E qual é o perfil do sujeito traficado? O Brasil caminha para o seu III Plano Nacional de Enfrentamento ao Tráfico de Pessoas, com 58 metas focadas na prevenção e repressão do tráfico, na responsabilização dos autores e na atenção adequada às vítimas. Os dados que estão subsidiando essa nova fase revelam que, entre 2014 e 2016, a Secretaria de Políticas para Mulheres do Ministério da Justiça contabilizou, pelo Serviço Ligue 180 (para denúncias relativas à violação de direitos humanos), total de vítimas do sexo feminino superior ao de vítimas do sexo masculino. Com efeito, de 488 casos de tráfico para exploração sexual, 317 envolviam mulheres. No caso de tráfico para submissão à escravidão, de 257 casos relatados, 123 envolviam mulheres. São esses também os dados do UNODC: mulheres (adultas e menores) correspondem a 71% das vítimas do tráfico de pessoas.
Esse é um padrão que deve sensibilizar o legislador. O artigo 149-A estabelece causa de aumento de pena (§1º, II) para o caso de o tráfico de pessoas alcançar criança, adolescente ou pessoa idosa ou com deficiência; mas silencia quanto à condição de mulher. O mesmo se diga, p. ex., do art. 207, §2º, do CP. As estatísticas revelam que, nesse particular, a legislação deveria se adequar à atual realidade exploratória.
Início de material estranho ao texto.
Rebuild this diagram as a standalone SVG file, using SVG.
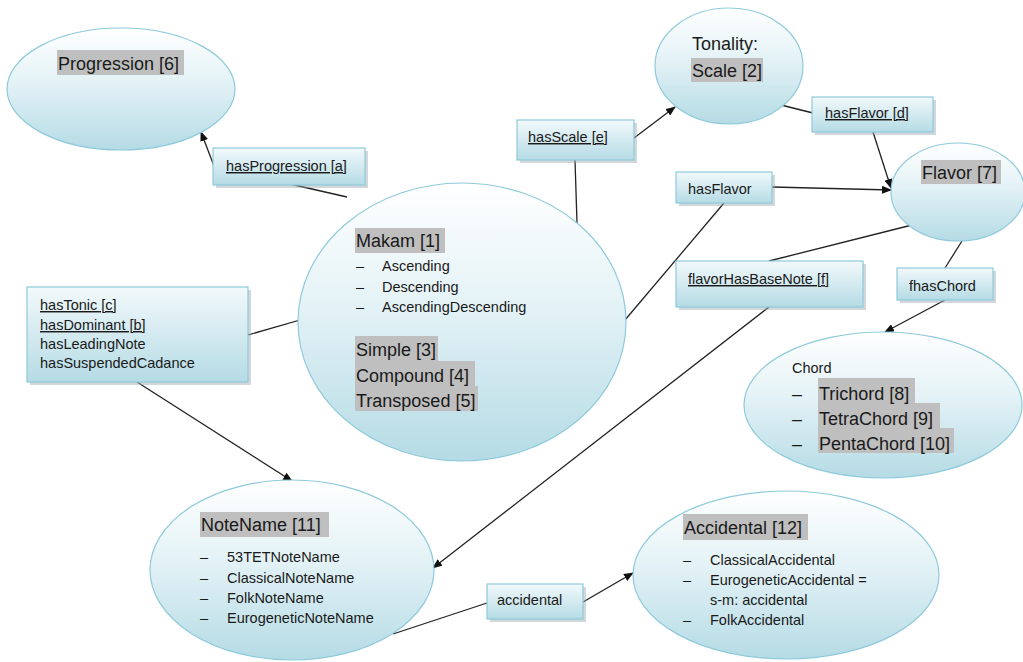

Aqueles números, ademais, são números seguramente comprometidos pela imensa subnotificação. Não raro, a vítima do tráfico de pessoas oculta o fato das autoridades locais, ora por desinformação, ora por vergonha, ora por medo. E isso é assim inclusive no tráfico internacional, conquanto a própria Lei n. 13.344 assegure algumas vantagens ao imigrante traficado (como, p. ex., poder ficar residência no país – v. atual art. 18-A da Lei n. 6.815/1980 –, independentemente de sua situação migratória ou mesmo de sua colaboração no procedimento administrativo, policial ou judicial). Daí porque, também no escopo de otimizar a prevenção e a repressão ao tráfico de pessoas, impende intensificar os esforços e aperfeiçoar os métodos de coleta de dados estatísticos acerca dessa indizível chaga social. Se o conhecimento é por si mesmo um poder – inferência atribuída a FRANCIS BACON (1561-1626) –, não será ele menos imprescindível neste peculiar marco sociopolítico. Há que conhecer, sem medos. E agir.